For non NERC projects/datasets this depends on the licencing for that dataset. We strongly encourage open goverment licencing and are less likely to archive data with a locked down licence.

How is dataset access controlled?

CEDA recognises both the requirements to make data as open and as free possible for use by the wider community but also the need to protect data providers' IPR and right to first use of data provided. For all NERC funded research data providers are covered by the NERC Data Policy, whereby access can be limited to a maximum of 2 years after the date of collection/production - i.e. the date when the data were collected for observational data or the date when the simulation code produced data.

CEDA therefore has various mechanisms to control access to data held in our archives to ensure that these two requirements are managed appropriately over time. The levels of control are as follows:

NOTE - conditions of use for the data are independent of the access control mechanism and all data users are required to adhere to the general CEDA conditions of use and the specific data licences pertaining to the data that they wish to use.
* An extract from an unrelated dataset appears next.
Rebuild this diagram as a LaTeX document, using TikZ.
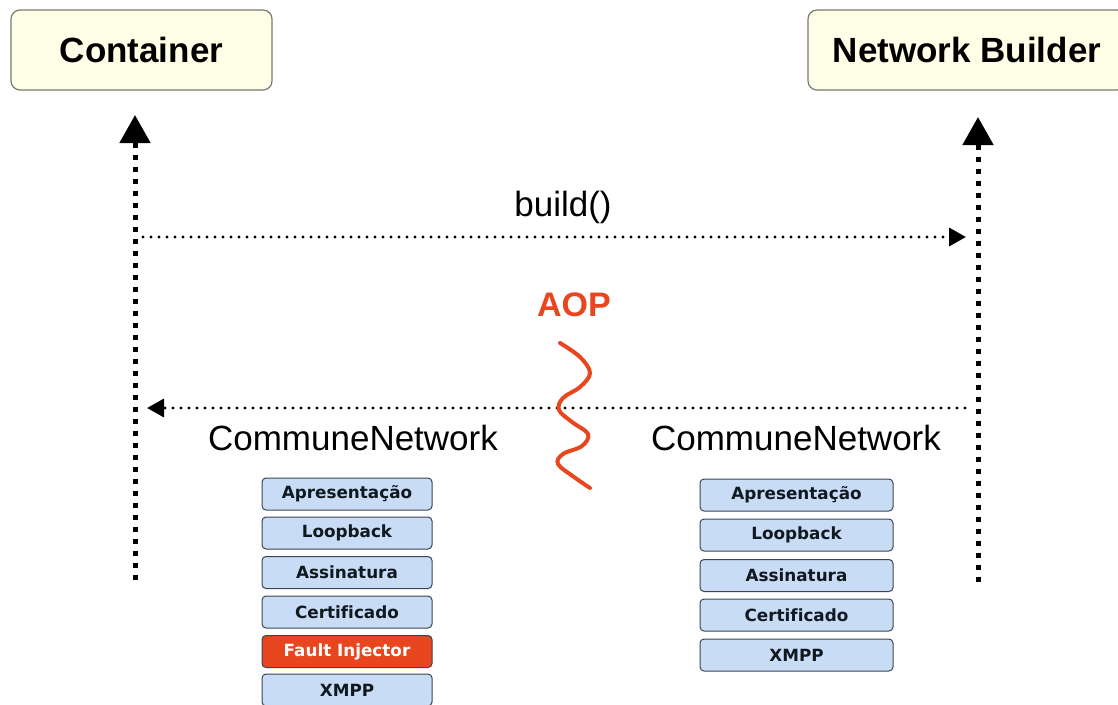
\documentclass[tikz,border=0pt]{standalone}
\usepackage{fontspec}
\setmainfont{Liberation Sans}
\newfontfamily\dv[Ligatures=NoCommon]{DejaVu Sans}
\usetikzlibrary{arrows.meta}
\definecolor{cream}{HTML}{FFFFE8}
\definecolor{creamborder}{HTML}{7A7A6E}
\definecolor{layerblue}{HTML}{C9DCF5}
\definecolor{layerborder}{HTML}{3C4450}
\definecolor{aopred}{HTML}{E8461E}
\definecolor{layertext}{HTML}{101820}
\tikzset{
  actor/.style={draw=creamborder, line width=1.2pt, fill=cream, rounded corners=9pt,
    minimum height=80pt, font=\fontsize{35}{40}\selectfont\bfseries, inner sep=0pt},
  layer/.style={draw=layerborder, line width=1pt, fill=layerblue, rounded corners=4pt,
    minimum height=32pt, text=layertext, font=\dv\fontsize{16.8}{19}\selectfont\bfseries, inner sep=0pt},
  faultlayer/.style={layer, fill=aopred, text=white},
  lifeline/.style={line width=5pt, dash pattern=on 5pt off 7pt,
    -{Triangle[width=30pt,length=28pt]}},
  msg/.style={line width=3.4pt, line cap=round, dash pattern=on 0pt off 8pt,
    -{Triangle[width=18pt,length=17pt]}},
  label/.style={font=\fontsize{35}{40}\selectfont, inner sep=0pt}
}
\begin{document}
\begin{tikzpicture}[x=1pt,y=-1pt]
\clip (0,0) rectangle (1118,704);
\fill[white] (0,0) rectangle (1118,704);

\node[actor, minimum width=261pt] (cont) at (141.5,50) {Container};
\node[actor, minimum width=318pt] (nb) at (967,50) {Network Builder};

\coordinate (cbot) at (135,580);
\coordinate (ctop) at (135,115);
\coordinate (nbot) at (978,582);
\coordinate (ntop) at (978,117);
\draw[lifeline] (cbot) -- (ctop);
\draw[lifeline] (nbot) -- (ntop);

\coordinate (bs) at (143,237);
\coordinate (be) at (966,237);
\draw[msg] (bs) -- (be);
\node[label] (build) at (563,207) {build()};

\coordinate (rs) at (965,408);
\coordinate (re) at (147,408);
\draw[msg] (rs) -- (re);

\node[label, text=aopred, font=\fontsize{34}{40}\selectfont\bfseries] (aop) at (574,305) {AOP};
\draw[aopred, line width=4pt, line cap=round] plot[smooth, tension=0.6] coordinates {
  (560,343) (580,357) (590,373) (580,387) (563,398) (559,410) (572,422) (588,434)
  (582,446) (563,454) (558,464) (574,477) (590,488)};

\node[label] (cnl) at (353,438) {CommuneNetwork};
\node[label] (cnr) at (796,438) {CommuneNetwork};

\begin{scope}[every node/.append style={minimum width=170pt}]
\node[layer] (l1) at (347,494) {Apresentação};
\node[layer] (l2) at (347,533) {Loopback};
\node[layer] (l3) at (347,572.5) {Assinatura};
\node[layer] (l4) at (347,612) {Certificado};
\node[faultlayer] (l5) at (347,651.5) {Fault Injector};
\node[layer] (l6) at (347,690) {XMPP};
\end{scope}

\begin{scope}[every node/.append style={minimum width=193pt}]
\node[layer] (r1) at (796.5,495) {Apresentação};
\node[layer] (r2) at (796.5,535) {Loopback};
\node[layer] (r3) at (796.5,575.5) {Assinatura};
\node[layer] (r4) at (796.5,615) {Certificado};
\node[layer] (r5) at (796.5,655) {XMPP};
\end{scope}
\end{tikzpicture}
\end{document}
Publically available data	Data are freely available to access, with no requirement for the user to register
Registered user accessible data	Data are freely available to access
Restricted data for limited period	Data are restricted for a set period of time, for example until 2 years after the date of production, after which access can be opened up to public/registered user. Access to such datasets is usually verified by a designated authoriser for applications.
Permanently restricted	Typically only applying to third-party datasets that CEDA obtains for use by the wider research community where access needs to be controlled to ensure use is within permitted conditions (e.g. only UK academics; those with NERC funding). Applications for these data are usually verified by CEDA staff.